» Task objective
List the lines of this listing that hold the word "script".

» Records provided
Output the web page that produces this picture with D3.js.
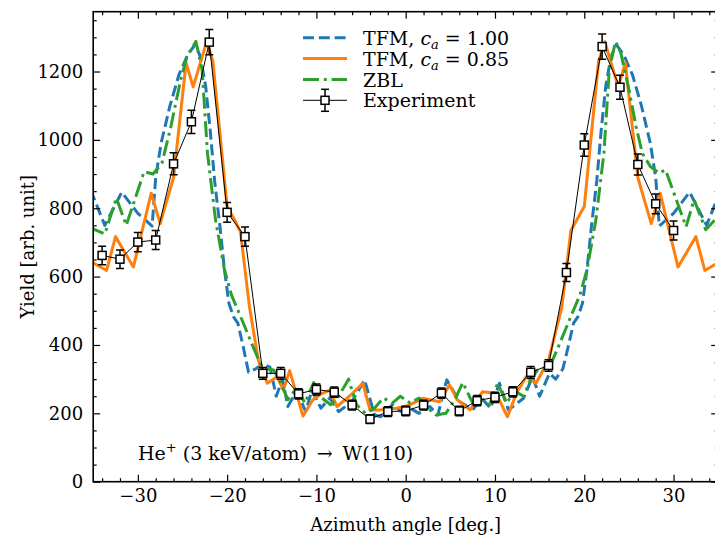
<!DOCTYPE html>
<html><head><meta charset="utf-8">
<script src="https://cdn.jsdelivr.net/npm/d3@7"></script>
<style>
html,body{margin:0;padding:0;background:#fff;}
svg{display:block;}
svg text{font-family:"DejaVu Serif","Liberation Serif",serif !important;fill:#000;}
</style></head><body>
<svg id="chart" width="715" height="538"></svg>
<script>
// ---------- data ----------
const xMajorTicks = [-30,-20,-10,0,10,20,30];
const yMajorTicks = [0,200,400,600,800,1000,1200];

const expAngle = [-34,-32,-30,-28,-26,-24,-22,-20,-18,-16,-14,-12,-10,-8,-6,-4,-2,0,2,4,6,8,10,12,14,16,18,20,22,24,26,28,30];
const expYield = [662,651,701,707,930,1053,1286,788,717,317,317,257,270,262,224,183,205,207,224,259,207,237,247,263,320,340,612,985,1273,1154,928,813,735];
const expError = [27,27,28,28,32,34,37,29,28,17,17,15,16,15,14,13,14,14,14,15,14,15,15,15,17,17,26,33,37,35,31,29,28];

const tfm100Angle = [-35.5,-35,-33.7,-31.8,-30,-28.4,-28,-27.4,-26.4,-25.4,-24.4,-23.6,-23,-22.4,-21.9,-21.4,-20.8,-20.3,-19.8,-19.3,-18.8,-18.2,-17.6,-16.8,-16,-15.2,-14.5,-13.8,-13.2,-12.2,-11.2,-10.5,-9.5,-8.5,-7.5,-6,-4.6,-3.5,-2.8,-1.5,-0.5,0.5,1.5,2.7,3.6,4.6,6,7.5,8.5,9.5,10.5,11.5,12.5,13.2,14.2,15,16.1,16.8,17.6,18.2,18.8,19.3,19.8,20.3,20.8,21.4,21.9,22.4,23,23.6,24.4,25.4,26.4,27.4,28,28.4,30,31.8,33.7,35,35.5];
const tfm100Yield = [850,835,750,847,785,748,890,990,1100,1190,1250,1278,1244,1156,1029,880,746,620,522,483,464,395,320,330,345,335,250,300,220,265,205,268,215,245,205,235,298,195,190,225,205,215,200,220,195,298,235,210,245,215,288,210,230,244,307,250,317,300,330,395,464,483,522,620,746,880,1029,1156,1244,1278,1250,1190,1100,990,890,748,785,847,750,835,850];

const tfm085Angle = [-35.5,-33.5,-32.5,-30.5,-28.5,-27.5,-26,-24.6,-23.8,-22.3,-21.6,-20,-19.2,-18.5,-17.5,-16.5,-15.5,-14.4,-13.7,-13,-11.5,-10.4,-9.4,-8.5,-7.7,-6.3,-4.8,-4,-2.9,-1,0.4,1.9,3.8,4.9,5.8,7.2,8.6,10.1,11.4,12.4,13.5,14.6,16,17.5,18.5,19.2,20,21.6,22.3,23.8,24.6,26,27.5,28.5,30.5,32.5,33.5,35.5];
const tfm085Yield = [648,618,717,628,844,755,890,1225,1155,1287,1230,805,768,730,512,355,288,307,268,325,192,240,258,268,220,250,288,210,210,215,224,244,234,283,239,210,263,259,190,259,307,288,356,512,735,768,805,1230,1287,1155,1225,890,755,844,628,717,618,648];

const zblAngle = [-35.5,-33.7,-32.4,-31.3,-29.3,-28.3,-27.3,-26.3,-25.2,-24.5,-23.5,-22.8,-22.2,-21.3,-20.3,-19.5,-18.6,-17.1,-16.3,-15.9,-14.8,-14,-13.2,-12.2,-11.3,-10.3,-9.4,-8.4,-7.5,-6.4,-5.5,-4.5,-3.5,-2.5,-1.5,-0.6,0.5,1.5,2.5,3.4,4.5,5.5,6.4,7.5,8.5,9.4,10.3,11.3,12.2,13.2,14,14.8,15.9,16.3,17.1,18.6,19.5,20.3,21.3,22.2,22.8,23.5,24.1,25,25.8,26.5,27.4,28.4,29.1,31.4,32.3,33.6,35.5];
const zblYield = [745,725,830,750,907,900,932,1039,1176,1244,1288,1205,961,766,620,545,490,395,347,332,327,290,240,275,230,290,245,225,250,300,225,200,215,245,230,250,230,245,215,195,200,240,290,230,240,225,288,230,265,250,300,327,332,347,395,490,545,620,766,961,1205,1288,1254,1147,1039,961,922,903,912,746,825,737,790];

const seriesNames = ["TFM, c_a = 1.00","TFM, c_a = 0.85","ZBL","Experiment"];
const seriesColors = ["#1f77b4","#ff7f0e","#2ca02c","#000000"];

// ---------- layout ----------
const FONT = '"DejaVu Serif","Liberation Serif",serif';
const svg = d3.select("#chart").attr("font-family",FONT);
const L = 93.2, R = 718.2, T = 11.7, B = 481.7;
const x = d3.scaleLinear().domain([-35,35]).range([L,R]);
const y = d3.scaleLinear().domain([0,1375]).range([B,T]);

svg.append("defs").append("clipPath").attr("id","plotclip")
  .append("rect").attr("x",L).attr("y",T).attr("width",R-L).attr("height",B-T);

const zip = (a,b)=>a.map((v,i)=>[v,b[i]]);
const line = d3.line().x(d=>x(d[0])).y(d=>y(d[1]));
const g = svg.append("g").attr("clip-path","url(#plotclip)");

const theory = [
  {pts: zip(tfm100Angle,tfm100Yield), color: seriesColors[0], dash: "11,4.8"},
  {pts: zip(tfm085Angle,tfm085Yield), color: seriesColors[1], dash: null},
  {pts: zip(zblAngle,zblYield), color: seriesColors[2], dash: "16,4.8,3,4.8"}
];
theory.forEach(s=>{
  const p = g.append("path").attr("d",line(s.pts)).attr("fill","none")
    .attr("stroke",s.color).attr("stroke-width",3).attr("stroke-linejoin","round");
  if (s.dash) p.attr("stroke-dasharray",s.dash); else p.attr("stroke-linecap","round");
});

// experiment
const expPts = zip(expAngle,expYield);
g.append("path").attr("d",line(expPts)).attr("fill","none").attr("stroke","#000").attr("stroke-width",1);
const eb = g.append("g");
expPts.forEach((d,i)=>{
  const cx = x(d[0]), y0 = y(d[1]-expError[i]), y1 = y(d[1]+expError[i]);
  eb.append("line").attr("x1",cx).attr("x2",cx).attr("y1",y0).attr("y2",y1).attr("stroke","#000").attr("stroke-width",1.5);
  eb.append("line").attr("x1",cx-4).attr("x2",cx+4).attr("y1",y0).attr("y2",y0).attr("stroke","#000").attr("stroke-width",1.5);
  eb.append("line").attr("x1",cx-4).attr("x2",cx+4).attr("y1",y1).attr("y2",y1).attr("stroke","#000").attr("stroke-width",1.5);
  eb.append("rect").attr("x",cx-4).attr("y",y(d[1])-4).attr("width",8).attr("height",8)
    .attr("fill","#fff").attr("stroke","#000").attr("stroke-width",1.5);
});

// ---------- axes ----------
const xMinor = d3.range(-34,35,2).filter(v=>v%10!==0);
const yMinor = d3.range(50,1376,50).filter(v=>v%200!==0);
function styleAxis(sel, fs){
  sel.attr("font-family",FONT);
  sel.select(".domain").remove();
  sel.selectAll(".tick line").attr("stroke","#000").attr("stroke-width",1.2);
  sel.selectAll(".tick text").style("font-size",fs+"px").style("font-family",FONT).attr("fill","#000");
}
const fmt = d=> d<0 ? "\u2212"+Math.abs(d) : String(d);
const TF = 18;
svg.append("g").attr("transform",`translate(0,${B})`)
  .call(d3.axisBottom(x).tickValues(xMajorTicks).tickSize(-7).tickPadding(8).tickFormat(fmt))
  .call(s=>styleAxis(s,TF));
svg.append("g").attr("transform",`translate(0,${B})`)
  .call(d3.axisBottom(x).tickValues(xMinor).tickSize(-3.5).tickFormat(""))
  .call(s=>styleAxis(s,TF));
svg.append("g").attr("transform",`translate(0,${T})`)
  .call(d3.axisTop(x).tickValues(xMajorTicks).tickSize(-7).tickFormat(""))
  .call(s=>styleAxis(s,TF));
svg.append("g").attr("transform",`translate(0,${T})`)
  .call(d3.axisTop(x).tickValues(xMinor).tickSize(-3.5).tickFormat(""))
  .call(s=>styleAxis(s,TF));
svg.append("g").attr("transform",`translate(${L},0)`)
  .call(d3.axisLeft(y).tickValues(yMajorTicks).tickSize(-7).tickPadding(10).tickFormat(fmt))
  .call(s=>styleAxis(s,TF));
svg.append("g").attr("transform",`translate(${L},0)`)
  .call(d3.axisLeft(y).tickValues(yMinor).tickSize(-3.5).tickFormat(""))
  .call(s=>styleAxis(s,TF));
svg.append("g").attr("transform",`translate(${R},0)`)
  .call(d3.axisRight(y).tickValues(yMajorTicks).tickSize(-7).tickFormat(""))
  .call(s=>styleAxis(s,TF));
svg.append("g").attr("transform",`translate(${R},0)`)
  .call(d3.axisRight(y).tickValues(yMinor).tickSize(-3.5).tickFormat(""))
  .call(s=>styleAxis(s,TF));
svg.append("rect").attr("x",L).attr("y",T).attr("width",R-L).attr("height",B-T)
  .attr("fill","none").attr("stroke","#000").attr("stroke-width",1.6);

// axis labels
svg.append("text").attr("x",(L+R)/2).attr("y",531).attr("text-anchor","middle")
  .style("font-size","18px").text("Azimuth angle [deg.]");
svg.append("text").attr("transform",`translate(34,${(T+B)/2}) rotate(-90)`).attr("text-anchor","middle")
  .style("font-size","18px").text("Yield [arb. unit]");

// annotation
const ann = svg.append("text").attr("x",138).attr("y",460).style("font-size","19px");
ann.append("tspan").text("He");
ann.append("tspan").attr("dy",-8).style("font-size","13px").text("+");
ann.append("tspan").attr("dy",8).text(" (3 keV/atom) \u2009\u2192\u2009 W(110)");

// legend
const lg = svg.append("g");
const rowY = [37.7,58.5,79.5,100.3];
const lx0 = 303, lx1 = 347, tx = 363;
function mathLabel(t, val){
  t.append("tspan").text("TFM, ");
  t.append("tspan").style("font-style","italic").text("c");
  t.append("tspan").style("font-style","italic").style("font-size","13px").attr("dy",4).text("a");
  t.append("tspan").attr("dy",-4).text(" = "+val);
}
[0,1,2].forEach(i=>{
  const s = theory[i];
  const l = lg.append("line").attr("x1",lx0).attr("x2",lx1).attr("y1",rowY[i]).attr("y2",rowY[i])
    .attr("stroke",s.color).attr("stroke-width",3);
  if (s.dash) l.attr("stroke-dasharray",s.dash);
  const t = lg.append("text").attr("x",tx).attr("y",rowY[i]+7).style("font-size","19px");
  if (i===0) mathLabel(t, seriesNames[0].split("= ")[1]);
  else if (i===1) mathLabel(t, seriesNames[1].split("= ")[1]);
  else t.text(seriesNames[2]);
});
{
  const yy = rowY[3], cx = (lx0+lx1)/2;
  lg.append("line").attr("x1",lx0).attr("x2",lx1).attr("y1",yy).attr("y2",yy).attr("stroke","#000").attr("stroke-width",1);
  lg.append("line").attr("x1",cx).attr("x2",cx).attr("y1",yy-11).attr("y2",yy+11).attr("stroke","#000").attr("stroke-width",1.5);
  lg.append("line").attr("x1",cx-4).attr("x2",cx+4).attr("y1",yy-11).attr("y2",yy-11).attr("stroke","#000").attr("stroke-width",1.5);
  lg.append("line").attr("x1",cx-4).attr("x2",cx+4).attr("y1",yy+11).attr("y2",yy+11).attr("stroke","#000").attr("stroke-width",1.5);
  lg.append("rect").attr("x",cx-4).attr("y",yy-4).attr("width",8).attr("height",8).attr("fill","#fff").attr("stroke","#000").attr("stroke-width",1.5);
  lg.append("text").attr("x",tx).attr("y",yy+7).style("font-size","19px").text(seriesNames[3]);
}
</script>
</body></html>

---

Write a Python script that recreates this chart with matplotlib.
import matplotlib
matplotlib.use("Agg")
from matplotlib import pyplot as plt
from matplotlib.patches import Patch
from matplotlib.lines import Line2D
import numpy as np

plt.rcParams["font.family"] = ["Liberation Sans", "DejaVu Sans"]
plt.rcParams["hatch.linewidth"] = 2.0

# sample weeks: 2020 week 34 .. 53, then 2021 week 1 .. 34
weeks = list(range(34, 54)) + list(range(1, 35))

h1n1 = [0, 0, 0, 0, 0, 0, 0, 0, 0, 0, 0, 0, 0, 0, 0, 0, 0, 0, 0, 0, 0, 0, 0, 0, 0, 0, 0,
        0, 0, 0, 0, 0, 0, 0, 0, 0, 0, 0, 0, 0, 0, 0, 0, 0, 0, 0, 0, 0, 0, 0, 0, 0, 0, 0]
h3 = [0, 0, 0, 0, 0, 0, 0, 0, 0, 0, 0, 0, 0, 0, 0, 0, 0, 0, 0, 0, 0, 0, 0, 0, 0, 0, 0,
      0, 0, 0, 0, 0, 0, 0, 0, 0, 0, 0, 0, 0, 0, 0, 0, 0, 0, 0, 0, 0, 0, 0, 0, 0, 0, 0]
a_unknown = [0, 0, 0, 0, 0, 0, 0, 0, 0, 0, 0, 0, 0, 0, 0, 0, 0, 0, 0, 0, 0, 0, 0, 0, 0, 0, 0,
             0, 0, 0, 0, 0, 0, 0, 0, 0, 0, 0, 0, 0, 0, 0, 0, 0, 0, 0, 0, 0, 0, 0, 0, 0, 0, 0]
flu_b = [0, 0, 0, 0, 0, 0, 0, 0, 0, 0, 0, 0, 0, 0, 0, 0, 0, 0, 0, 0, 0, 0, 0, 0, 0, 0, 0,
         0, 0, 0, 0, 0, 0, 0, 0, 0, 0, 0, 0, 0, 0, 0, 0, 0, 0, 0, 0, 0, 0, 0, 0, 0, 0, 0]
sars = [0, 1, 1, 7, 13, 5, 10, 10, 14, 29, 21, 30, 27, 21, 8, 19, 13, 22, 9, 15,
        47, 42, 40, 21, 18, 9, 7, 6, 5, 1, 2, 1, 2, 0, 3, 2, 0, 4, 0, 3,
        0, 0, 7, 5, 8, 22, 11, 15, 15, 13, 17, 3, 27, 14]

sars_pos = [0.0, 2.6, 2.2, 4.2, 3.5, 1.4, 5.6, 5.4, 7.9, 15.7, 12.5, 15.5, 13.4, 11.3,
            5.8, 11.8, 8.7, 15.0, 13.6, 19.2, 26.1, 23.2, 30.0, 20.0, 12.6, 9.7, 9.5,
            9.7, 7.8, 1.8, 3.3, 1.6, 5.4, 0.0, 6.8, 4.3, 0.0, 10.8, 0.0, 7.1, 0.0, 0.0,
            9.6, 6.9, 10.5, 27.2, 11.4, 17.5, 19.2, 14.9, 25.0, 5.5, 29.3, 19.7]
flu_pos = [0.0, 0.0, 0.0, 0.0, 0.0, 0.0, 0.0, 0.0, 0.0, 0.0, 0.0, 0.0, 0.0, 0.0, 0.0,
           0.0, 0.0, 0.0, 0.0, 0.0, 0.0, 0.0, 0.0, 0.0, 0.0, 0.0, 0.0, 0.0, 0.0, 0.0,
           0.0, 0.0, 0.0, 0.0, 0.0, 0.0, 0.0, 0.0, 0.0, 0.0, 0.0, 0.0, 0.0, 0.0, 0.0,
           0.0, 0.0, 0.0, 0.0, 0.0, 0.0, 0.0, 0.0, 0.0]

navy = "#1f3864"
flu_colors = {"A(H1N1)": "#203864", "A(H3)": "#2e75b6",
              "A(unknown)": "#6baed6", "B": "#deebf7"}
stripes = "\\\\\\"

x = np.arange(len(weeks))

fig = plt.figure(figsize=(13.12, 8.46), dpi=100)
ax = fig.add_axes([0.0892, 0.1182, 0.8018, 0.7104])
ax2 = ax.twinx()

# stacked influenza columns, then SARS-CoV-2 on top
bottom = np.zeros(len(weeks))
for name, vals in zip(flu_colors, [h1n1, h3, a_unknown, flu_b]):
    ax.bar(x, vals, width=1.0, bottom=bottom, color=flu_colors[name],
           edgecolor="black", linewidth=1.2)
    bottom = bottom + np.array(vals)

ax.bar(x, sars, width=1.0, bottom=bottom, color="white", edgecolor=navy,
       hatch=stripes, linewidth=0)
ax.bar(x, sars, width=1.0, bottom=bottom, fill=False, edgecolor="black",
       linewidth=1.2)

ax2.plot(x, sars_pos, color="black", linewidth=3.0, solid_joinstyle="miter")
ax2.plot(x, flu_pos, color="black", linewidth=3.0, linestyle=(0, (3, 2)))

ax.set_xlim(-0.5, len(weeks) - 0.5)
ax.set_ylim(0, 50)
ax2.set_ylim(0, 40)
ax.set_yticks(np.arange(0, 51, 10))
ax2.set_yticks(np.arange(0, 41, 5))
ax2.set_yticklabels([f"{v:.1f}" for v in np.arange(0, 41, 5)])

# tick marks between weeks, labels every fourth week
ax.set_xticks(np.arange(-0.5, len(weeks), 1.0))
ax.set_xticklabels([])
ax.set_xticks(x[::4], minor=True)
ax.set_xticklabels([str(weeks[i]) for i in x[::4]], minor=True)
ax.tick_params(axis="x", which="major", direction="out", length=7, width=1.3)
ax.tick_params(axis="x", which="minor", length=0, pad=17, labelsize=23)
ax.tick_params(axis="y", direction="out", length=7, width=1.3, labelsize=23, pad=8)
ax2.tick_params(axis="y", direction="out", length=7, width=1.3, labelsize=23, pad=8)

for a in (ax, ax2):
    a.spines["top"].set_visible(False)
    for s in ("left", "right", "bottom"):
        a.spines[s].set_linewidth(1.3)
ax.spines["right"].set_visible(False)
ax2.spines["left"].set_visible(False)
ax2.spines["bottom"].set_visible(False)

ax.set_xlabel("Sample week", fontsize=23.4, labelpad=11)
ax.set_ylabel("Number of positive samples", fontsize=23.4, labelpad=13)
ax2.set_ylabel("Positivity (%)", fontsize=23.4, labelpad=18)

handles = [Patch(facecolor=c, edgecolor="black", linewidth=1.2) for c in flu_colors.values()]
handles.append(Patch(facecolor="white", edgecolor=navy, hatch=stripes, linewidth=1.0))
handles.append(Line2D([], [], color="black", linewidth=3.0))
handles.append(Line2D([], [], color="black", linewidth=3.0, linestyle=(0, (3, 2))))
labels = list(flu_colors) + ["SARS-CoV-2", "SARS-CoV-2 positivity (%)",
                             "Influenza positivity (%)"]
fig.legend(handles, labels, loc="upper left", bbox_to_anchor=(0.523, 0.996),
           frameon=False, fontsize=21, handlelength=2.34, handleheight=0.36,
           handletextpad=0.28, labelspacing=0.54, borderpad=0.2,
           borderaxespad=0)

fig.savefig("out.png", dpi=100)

» Problem solution
<script src="https://cdn.jsdelivr.net/npm/d3@7"></script>
<script>
</script>
Write a Python script that recreates this chart with matplotlib.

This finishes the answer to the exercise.